What would change my mind
I will close the trade and reconsider if any of the following occur:
- Price breaks and closes below $327 with follow-through selling; that would invalidate the consolidation thesis and suggest deeper downside.
- Management reports materially weaker-than-expected demand, significant cancellations, or a meaningful reduction in order-book visibility on the next quarterly update.
- Sustained margin compression that drops operating margins well below the mid-20% area; that would remove the core valuation support for the stock.
Conclusion
Ferrari is not a low-risk trade, but it offers a defined and attractive risk/reward at current prices for tactical buyers. The combination of a strong brand moat, high margins, an intact order book and elevated short interest makes a mid-term long trade attractive when disciplined entry and stop rules are observed. Entry at $345.00, stop at $327.00 and target at $390.00 gives a setup where upside potential meaningfully exceeds downside risk, with a 45-trading-day horizon for the thesis to play out.
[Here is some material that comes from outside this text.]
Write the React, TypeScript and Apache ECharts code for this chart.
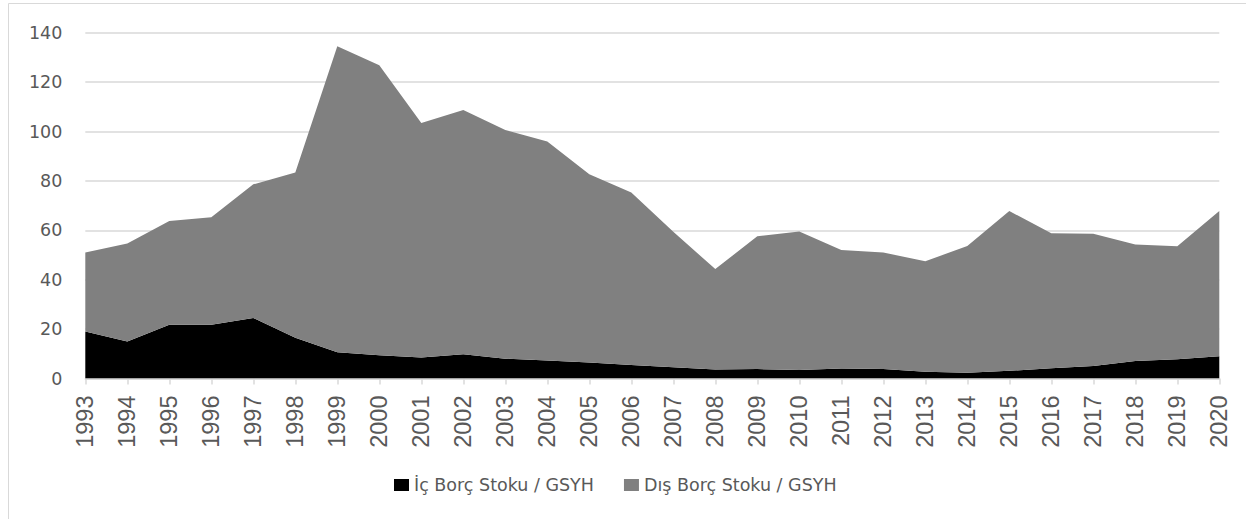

Trade it small, manage risk precisely, and respect price-based invalidation. If Ferrari prints fresh negative evidence on demand or margins, step aside and reassess.
| Metric | Value |
|---|---|
| Current price | $348.14 |
| Market cap | $87.6B |
| P/E | 33.42 |
| P/B | 13.18 |
| Dividend (annual) | $4.2483 (yield ~1.21%) |
| 52-week range | $312.51 - $519.10 |
Key takeaways
- Ferrari combines luxury moat and high margins that justify a premium valuation; current price offers tactical upside.
- Entry at $345.00 with a stop at $327.00 and target at $390.00 for a mid-term (45 trading days) plan balances risk and reward.
- Watch order-book updates, margin trajectory and geopolitical headlines closely; any material deterioration invalidates the trade.